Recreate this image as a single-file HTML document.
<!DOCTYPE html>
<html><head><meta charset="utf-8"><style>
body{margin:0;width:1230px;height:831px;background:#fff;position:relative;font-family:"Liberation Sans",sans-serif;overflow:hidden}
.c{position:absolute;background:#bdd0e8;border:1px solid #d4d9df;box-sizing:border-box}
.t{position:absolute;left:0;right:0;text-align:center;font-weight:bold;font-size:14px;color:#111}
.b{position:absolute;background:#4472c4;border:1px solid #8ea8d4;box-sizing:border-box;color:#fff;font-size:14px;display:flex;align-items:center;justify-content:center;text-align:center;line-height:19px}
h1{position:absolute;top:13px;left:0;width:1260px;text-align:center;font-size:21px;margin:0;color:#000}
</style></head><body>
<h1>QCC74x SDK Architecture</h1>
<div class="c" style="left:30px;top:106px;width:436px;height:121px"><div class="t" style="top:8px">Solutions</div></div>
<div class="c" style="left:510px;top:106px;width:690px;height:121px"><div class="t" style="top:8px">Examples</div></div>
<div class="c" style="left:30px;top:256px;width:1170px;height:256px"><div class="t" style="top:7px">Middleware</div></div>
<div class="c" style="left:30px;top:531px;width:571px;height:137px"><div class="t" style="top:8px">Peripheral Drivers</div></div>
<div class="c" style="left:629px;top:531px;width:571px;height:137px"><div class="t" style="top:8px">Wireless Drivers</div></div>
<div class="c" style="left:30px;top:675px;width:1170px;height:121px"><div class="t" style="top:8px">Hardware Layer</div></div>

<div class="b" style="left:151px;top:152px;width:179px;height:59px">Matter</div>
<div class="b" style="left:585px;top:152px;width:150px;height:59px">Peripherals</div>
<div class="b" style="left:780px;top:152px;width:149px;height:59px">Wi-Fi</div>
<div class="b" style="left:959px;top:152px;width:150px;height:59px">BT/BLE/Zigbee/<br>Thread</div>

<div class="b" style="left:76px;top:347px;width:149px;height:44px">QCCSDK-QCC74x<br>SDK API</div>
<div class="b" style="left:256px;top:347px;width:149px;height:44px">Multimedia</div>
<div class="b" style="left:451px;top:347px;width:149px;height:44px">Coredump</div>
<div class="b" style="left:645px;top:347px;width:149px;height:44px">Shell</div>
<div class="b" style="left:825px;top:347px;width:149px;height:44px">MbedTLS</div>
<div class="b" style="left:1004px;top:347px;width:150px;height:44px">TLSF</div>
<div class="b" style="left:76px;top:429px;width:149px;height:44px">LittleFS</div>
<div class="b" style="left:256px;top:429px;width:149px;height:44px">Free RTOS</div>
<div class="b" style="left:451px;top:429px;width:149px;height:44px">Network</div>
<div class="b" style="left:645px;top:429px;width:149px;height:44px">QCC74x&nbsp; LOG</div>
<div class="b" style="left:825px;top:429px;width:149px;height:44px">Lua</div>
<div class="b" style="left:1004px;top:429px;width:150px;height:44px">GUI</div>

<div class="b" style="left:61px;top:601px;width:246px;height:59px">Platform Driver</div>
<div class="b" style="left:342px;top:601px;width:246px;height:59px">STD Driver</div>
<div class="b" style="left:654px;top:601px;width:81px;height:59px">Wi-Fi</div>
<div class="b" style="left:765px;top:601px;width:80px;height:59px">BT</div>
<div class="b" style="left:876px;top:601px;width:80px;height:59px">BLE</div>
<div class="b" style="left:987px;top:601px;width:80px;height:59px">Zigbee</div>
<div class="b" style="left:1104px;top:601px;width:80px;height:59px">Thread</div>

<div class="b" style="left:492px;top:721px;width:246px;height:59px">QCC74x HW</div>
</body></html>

§ **What you will do**: Extract the data in full. Keep it word for word.

§ **Reply to the task**:
Recreate this image as a single-file HTML document.
<!DOCTYPE html>
<html><head><meta charset="utf-8"><style>
body{margin:0;width:1230px;height:831px;background:#fff;position:relative;font-family:"Liberation Sans",sans-serif;overflow:hidden}
.c{position:absolute;background:#bdd0e8;border:1px solid #d4d9df;box-sizing:border-box}
.t{position:absolute;left:0;right:0;text-align:center;font-weight:bold;font-size:14px;color:#111}
.b{position:absolute;background:#4472c4;border:1px solid #8ea8d4;box-sizing:border-box;color:#fff;font-size:14px;display:flex;align-items:center;justify-content:center;text-align:center;line-height:19px}
h1{position:absolute;top:13px;left:0;width:1260px;text-align:center;font-size:21px;margin:0;color:#000}
</style></head><body>
<h1>QCC74x SDK Architecture</h1>
<div class="c" style="left:30px;top:106px;width:436px;height:121px"><div class="t" style="top:8px">Solutions</div></div>
<div class="c" style="left:510px;top:106px;width:690px;height:121px"><div class="t" style="top:8px">Examples</div></div>
<div class="c" style="left:30px;top:256px;width:1170px;height:256px"><div class="t" style="top:7px">Middleware</div></div>
<div class="c" style="left:30px;top:531px;width:571px;height:137px"><div class="t" style="top:8px">Peripheral Drivers</div></div>
<div class="c" style="left:629px;top:531px;width:571px;height:137px"><div class="t" style="top:8px">Wireless Drivers</div></div>
<div class="c" style="left:30px;top:675px;width:1170px;height:121px"><div class="t" style="top:8px">Hardware Layer</div></div>

<div class="b" style="left:151px;top:152px;width:179px;height:59px">Matter</div>
<div class="b" style="left:585px;top:152px;width:150px;height:59px">Peripherals</div>
<div class="b" style="left:780px;top:152px;width:149px;height:59px">Wi-Fi</div>
<div class="b" style="left:959px;top:152px;width:150px;height:59px">BT/BLE/Zigbee/<br>Thread</div>

<div class="b" style="left:76px;top:347px;width:149px;height:44px">QCCSDK-QCC74x<br>SDK API</div>
<div class="b" style="left:256px;top:347px;width:149px;height:44px">Multimedia</div>
<div class="b" style="left:451px;top:347px;width:149px;height:44px">Coredump</div>
<div class="b" style="left:645px;top:347px;width:149px;height:44px">Shell</div>
<div class="b" style="left:825px;top:347px;width:149px;height:44px">MbedTLS</div>
<div class="b" style="left:1004px;top:347px;width:150px;height:44px">TLSF</div>
<div class="b" style="left:76px;top:429px;width:149px;height:44px">LittleFS</div>
<div class="b" style="left:256px;top:429px;width:149px;height:44px">Free RTOS</div>
<div class="b" style="left:451px;top:429px;width:149px;height:44px">Network</div>
<div class="b" style="left:645px;top:429px;width:149px;height:44px">QCC74x&nbsp; LOG</div>
<div class="b" style="left:825px;top:429px;width:149px;height:44px">Lua</div>
<div class="b" style="left:1004px;top:429px;width:150px;height:44px">GUI</div>

<div class="b" style="left:61px;top:601px;width:246px;height:59px">Platform Driver</div>
<div class="b" style="left:342px;top:601px;width:246px;height:59px">STD Driver</div>
<div class="b" style="left:654px;top:601px;width:81px;height:59px">Wi-Fi</div>
<div class="b" style="left:765px;top:601px;width:80px;height:59px">BT</div>
<div class="b" style="left:876px;top:601px;width:80px;height:59px">BLE</div>
<div class="b" style="left:987px;top:601px;width:80px;height:59px">Zigbee</div>
<div class="b" style="left:1104px;top:601px;width:80px;height:59px">Thread</div>

<div class="b" style="left:492px;top:721px;width:246px;height:59px">QCC74x HW</div>
</body></html>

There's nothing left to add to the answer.